I found myself surprised that there were so many people at that party, that my friend was not one of a few, but of many who were trying to define their sexuality.  Now, I look back and wonder why I thought that was so strange because I can see that there are many homosexuals in our society, although our laws and practices do not generally condone that type of behavior.  When one takes a look at the media, social structures, as well as the historical (traditional religion based) society, one can see that we live in a highly heterosexual country, and probably the rest of the world as well.  So as a 16 year old in such a heterosexually influenced social structure as a public high school, my first reaction to the homosexual gathering does not seem so surprising anymore.
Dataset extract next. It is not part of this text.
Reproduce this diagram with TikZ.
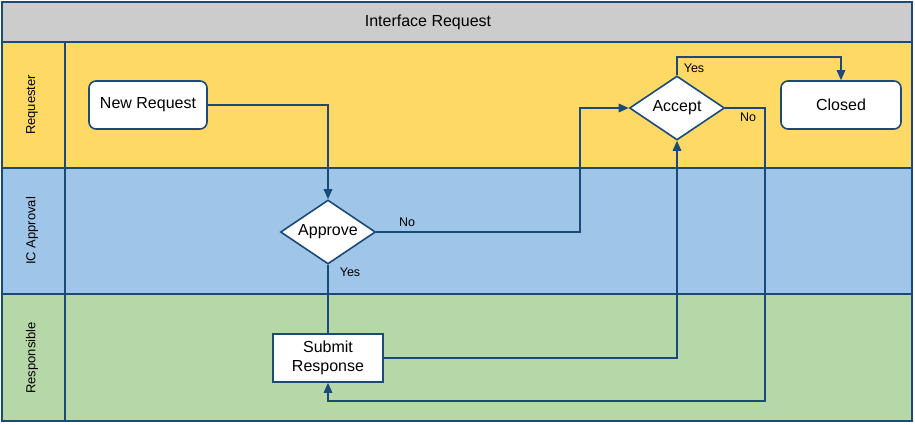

This exercise helped me to thoroughly examine the experience of those that the dominant society constitutes as Other.  Now, I analyze the crisis that my friend was going through from a different perspective.  Considering the intolerance and cruelty of certain homophobic teenage peers, I understand exactly why she and perhaps others kept their feelings “in the closet.”  Without having gone through the experience myself, I truly sympathize with her.  Alternative lifestyles certainly do not justify ostracism and disrespect.  Differences of morality in society are bound to persist.  How we choose to respond to these differences is what will determine societal health.  I believe that social “norms” are rapidly being redefined, and perhaps in a few years, this event, which I consider to be a significant lesson on difference, will not be so significant to another youth.  Hopefully, the future population will embrace such differences, instead of fearing or rejecting them.